Kedua, pandangan yang mengambil contoh adanya khazanah yang mengatakan bahwa terdapat pernyataan Alquran tidak lengkap bukanlah pandangan Sunni. Rasanya mungkin saja ada riwayat yang menulis seperti itu, tetapi tidak mewakili pandangan jumhur (mayoritas ulama). Apalagi, kebiasaan segelintir penulis Syiah ada yang suka menyamar (dalam kemasan taqiyah) sebagai Sunni sehingga khazanah ini digunakan sebagai rujukan yang kemudian dengan lantang dikatakan “Hadza min Ahlis Sunnah....“ (Ini dari ahlusunah).

Perlu ada verifikasi (tarjih) atas data-data yang menyimpang itu secara serius, terutama dari para mufasir yang otoritatif agar kemudian tak ada dusta setelah itu.

Ketiga, soal Sayyidina Ali bin Abi Thalib yang sering dikatakan 80 tahun atau ada yang menyebutkan 70 tahun, bahkan 100 tahun dikecam di atas mimbar.
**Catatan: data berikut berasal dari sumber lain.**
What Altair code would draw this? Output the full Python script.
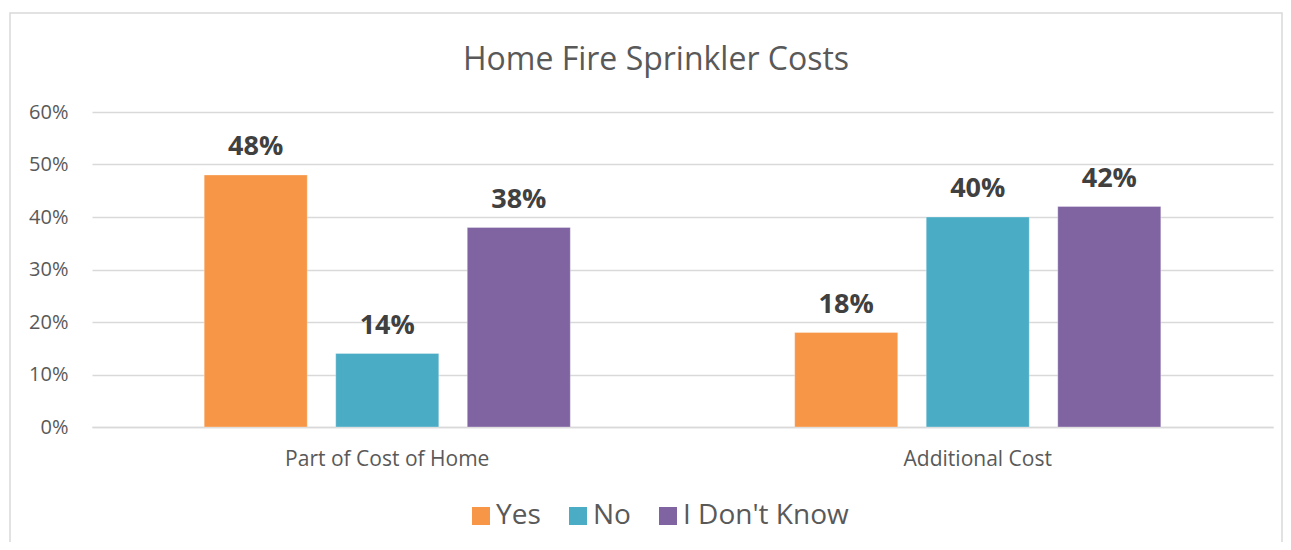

Taruhlah riwayat ini benar (hadis Nabi saja dipalsukan, apalagi riwayat sesudah beliau SAW wafat).

Tetapi, mengapa harus dikaitkan dengan ahlusunah?  Bukankah sejak awal yang mengecam Ali bin Abi Thalib itu kaum Khawarij, bahkan sampai mem bunuhnya? Malah, sesudahnya pun mereka tetap saja mencerca Ali dan keluarganya. Jelas bahwa perbuatan buruk itu tidak pernah menjadi kesepakatan ahlusunah waljamaah (aswaja). Karakter aswaja tak pernah berubah dalam menghormati dan mengagungkan Ahl Bayt Rasulullah SAW, tetapi tentu saja tanpa ghuluw dan pengultusan.

Keempat, saya menghormati `fatwa' Ayatullah Ali Khomenei yang melarang penghinaan terhadap Sunni. Namun, apakah Khomeini tahu yang terjadi di lapangan; di mana para tamatan Qum yang pulang ke Tanah Air menjadi bagian yang tak terpisahkan dari gerakan syiasisasi yang lantas menyebabkan Sunni cemas?  Juga, apakah sudah tahu masih terus berlangsungnya penistaan terhadap para pemuka sahabat dan kedua istri Nabi SAW (`Aisyah dan Hafshah), pelecehan terhadap hadis-hadis Bukhari dalam kemasan “kajian ilmiah sejarah“ sebagai pembenar?  Selain itu, ada penguasaan masjid yang kemudian azan Maghribnya diundur sampai gelap malam. Ada pula pengambilalihan madrasah, kemudian diganti asasnya dari aswaja. Inilah hakikatnya yang menjadi pemicu ketegangan antara Sunni-Syiah selama ini yang perlu dipahami dengan penuh kearifan.

Menurut saya, ketegangan Sunni-Syiah ini harus segera dicari solusinya untuk tujuan Indonesia yang damai. Hemat saya, metode yang terbaik adalah kita mencari akar permasalahannya terlebih dahulu sembari melakukan pencegahan.

Penulis setuju dengan pernyataan Prof DR Mahfud MD tatkala merspons kasus Sampang: adili pelaku kekerasan, tetapi juga adili yang melakukan penistaan/penodaan agama.